L'enquêteur pénitentiaire Ivan Zinger a qualifié les conditions de détention dans une cellule sèche de « de loin les plus dégradantes, austères et restrictives imaginables dans les établissements pénitentiaires fédéraux » et « encore plus que les conditions de l'isolement administratif ».
Deux rapports d'enquêteurs pénitentiaires fédéraux, Howard Sapers en 2011-2012 et Zinger en 2019-2020, ont recommandé que cette pratique soit limitée à un maximum de 72 heures. En fait, en 2020, Zinger a écrit : « À mon avis, au-delà de 72 heures, il ne peut y avoir aucune raison ni justification pour détenir ou maintenir une personne dans des conditions aussi privatives », ajoutant : « Après trois jours, cette procédure devient certainement déraisonnable, voire strictement punitive ». Le Service correctionnel du Canada a rejeté cette recommandation.
Selon l'Ensemble de règles minima des Nations Unies pour le traitement des détenus (également connu sous le nom de Règles Nelson Mandela), l'isolement cellulaire ne doit être utilisé « qu'à titre exceptionnel et en dernier recours ». Et selon l'ONU, l'isolement cellulaire prolongé, c'est-à-dire pendant plus de 15 jours consécutifs, constitue une forme de torture.
Le juge Keith, chargé de l'affaire Adams contre l'article 52(b) de la Loi sur le contrôle des drogues et des substances (LCDS), a estimé que la forme d'isolement cellulaire subie par Adams était inconstitutionnelle et a donné six mois au gouvernement fédéral pour réformer les dispositions de la loi pénitentiaire qui discriminent les femmes.
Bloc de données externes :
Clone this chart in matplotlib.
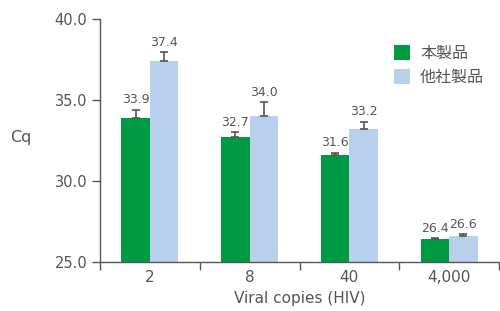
import matplotlib
matplotlib.use("Agg")
import matplotlib.pyplot as plt
import numpy as np
from matplotlib import font_manager

plt.rcParams['font.family'] = ['DejaVu Sans', 'Noto Sans CJK JP']
names = sorted({(f.name, f.weight) for f in font_manager.fontManager.ttflist if 'DejaVu' in f.name or 'Noto Sans CJK JP' in f.name or 'Open' in f.name})
print(names)

categories = ["2", "8", "40", "4,000"]
ours = [33.9, 32.7, 31.6, 26.4]
ours_err = [0.5, 0.3, 0.15, 0.07]
other = [37.4, 34.0, 33.2, 26.6]
other_err = [0.55, 0.85, 0.45, 0.1]
series_names = ["本製品", "他社製品"]

green = "#009a44"
blue = "#b9d0ec"
txt = "#555555"
axc = "#555555"

fig = plt.figure(figsize=(5.0, 3.11), dpi=100)
ax = fig.add_axes([0.2, 0.1576, 0.798, 0.7814])

x = np.arange(len(categories))
w = 0.285
ax.bar(x - w/2, [v - 25 for v in ours], w, bottom=25, color=green, label=series_names[0], zorder=2)
ax.bar(x + w/2, [v - 25 for v in other], w, bottom=25, color=blue, label=series_names[1], zorder=2)
ax.errorbar(x - w/2, ours, yerr=[np.zeros(4), ours_err], fmt='none', ecolor=axc, elinewidth=1.2, capsize=3, capthick=1.2, zorder=3)
ax.errorbar(x + w/2, other, yerr=[np.zeros(4), other_err], fmt='none', ecolor=axc, elinewidth=1.2, capsize=3, capthick=1.2, zorder=3)

for xi, v, e in zip(x - w/2, ours, ours_err):
    ax.text(xi, v + e + 0.22, f"{v:.1f}", ha='center', va='bottom', fontsize=9, color=txt)
for xi, v, e in zip(x + w/2, other, other_err):
    ax.text(xi, v + e + 0.22, f"{v:.1f}", ha='center', va='bottom', fontsize=9, color=txt)

ax.set_ylim(25, 40)
ax.set_xlim(-0.5, len(categories) - 0.5)
ax.set_yticks([25, 30, 35, 40])
ax.set_yticklabels([f"{t:.1f}" for t in [25, 30, 35, 40]])
ax.set_xticks(np.arange(len(categories) + 1) - 0.5)
ax.set_xticklabels([])
ax.set_xticks(x, minor=True)
ax.set_xticklabels(categories, minor=True)
ax.tick_params(axis='x', which='major', length=6, width=1, color=axc, direction='out')
ax.tick_params(axis='x', which='minor', length=0, labelsize=11, labelcolor=txt, pad=6)
ax.tick_params(axis='y', length=6, width=1, color=axc, labelsize=10.5, labelcolor=txt, pad=3)

for s in ['top', 'right']:
    ax.spines[s].set_visible(False)
for s in ['left', 'bottom']:
    ax.spines[s].set_color(axc)
    ax.spines[s].set_linewidth(1)

ax.set_xlabel("Viral copies (HIV)", fontsize=11, color=txt, labelpad=4)
fig.text(0.042, 0.558, "Cq", fontsize=11.5, color=txt, ha='center', va='center')

leg = ax.legend(loc='upper left', bbox_to_anchor=(0.72, 0.92), frameon=False,
                prop={'family': 'Noto Sans CJK JP', 'size': 11.5},
                handlelength=1.05, handleheight=1.05, handletextpad=0.6, labelspacing=0.45,
                borderaxespad=0)
for t in leg.get_texts():
    t.set_color(txt)

fig.savefig("out.png", dpi=100)
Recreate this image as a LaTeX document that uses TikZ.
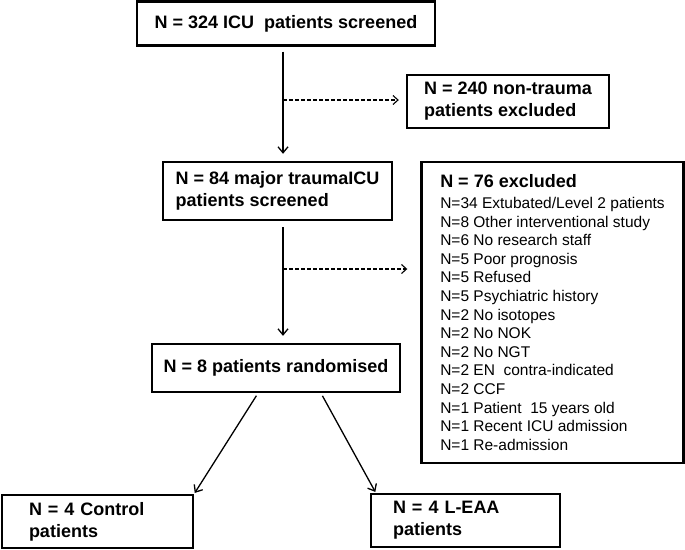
\documentclass[tikz,border=0pt]{standalone}
\usepackage{fontspec}
\setmainfont{Liberation Sans}
\usetikzlibrary{arrows.meta}
\tikzset{
  box/.style={draw,line width=2.4pt,align=left,inner sep=0pt,font=\bfseries\fontsize{18}{22}\selectfont},
  listfont/.style={font=\fontsize{15.5}{18.6}\selectfont},
  flow/.style={line width=1.3pt,-{Straight Barb[length=6pt,width=10pt]}},
  skip/.style={line width=1.1pt,dash pattern=on 4pt off 2pt,-{Straight Barb[length=5pt,width=9pt]}},
}

\begin{document}
\begin{tikzpicture}[x=1pt,y=-1pt]
\useasboundingbox (0,0) rectangle (685,549);
\node[box,minimum width=298,minimum height=44] (screened) at (286,23.5) {N = 324 ICU\ \ patients screened};
\node[box,minimum width=202,minimum height=53] (nontrauma) at (508,101.5) {N = 240 non-trauma\\patients excluded};
\node[box,minimum width=229,minimum height=58] (trauma) at (277.5,191) {N = 84 major traumaICU\\patients screened};
\node[box,listfont,minimum width=262,minimum height=301] (excluded) at (552.5,312.5) {%
{\bfseries\fontsize{18}{22}\selectfont N = 76 excluded}\\[2.4pt]
N=34 Extubated/Level 2 patients\\
N=8 Other interventional study\\
N=6 No research staff\\
N=5 Poor prognosis\\
N=5 Refused\\
N=5 Psychiatric history\\
N=2 No isotopes\\
N=2 No NOK\\
N=2 No NGT\\
N=2 EN\ \ contra-indicated\\
N=2 CCF\\
N=1 Patient\ \ 15 years old\\
N=1 Recent ICU admission\\
N=1 Re-admission};
\node[box,minimum width=248,minimum height=48] (random) at (276,368) {N = 8 patients randomised};
\node[box,minimum width=191,minimum height=53,text width=137,inner xsep=27] (control) at (97.5,521.5) {N = 4 Control\\patients};
\node[box,minimum width=189,minimum height=53,text width=145,inner xsep=22] (leaa) at (465.5,520.5) {N = 4 L-EAA\\patients};

\coordinate (trunk) at (283,0);
\coordinate (split1) at (283,100);
\coordinate (split2) at (283,269);
\draw[flow,shorten <=5pt,shorten >=7pt] (screened.south -| trunk) -- (trauma.north -| trunk);
\draw[flow,shorten <=6pt,shorten >=7pt] (trauma.south -| trunk) -- (random.north -| trunk);
\draw[skip,shorten >=7pt] (split1) -- (split1 -| nontrauma.west);
\draw[skip,shorten >=13pt] (split2) -- (split2 -| excluded.west);
\draw[flow,shorten <=3pt,shorten >=1pt] ([xshift=-18pt]random.south) -- (control.north east);
\draw[flow,shorten <=3pt,shorten >=1pt] ([xshift=45pt]random.south) -- ([xshift=6pt]leaa.north west);
\end{tikzpicture}
\end{document}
Le gouvernement a modifié la LSCMLC afin d'interdire l'utilisation de cellules sèches pour les personnes soupçonnées de dissimuler des objets interdits dans leur cavité vaginale, mais a continué à les utiliser dans d'autres circonstances pour une durée maximale de 72 heures, bien que le directeur de l'établissement puisse prolonger cette durée de 24 à 48 heures supplémentaires dans certaines conditions. Les défenseurs souhaitaient voir cette pratique hautement invasive supprimée, étant donné qu'il existe d'autres moyens d'atteindre l'objectif déclaré d'intercepter de la contrebande.
Adams n'a reçu aucune compensation après avoir subi d'immenses dommages psychologiques alors que ses droits garantis par la Charte étaient violés, et ce n'est qu'avec la plus grande réticence et le moins d'efforts possible que les pratiques qui ont causé ses souffrances ont été légèrement réformées. Ses avocats affirment à juste titre que le système pénitentiaire doit être tenu responsable et que le seul moyen pour le système judiciaire actuel d'y parvenir est par des moyens financiers, d'où le procès.
Mais tout système de gouvernement ou de « justice » qui doit être contraint de respecter les droits et les besoins inhérents à tous, en particulier aux plus vulnérables, ne mérite pas d'exister. Seule la réorganisation de la société sur une base socialiste peut offrir à chaque personne les moyens et les possibilités de mener une vie digne et riche, loin du désespoir et de la brutalité du régime actuel d'exploitation capitaliste.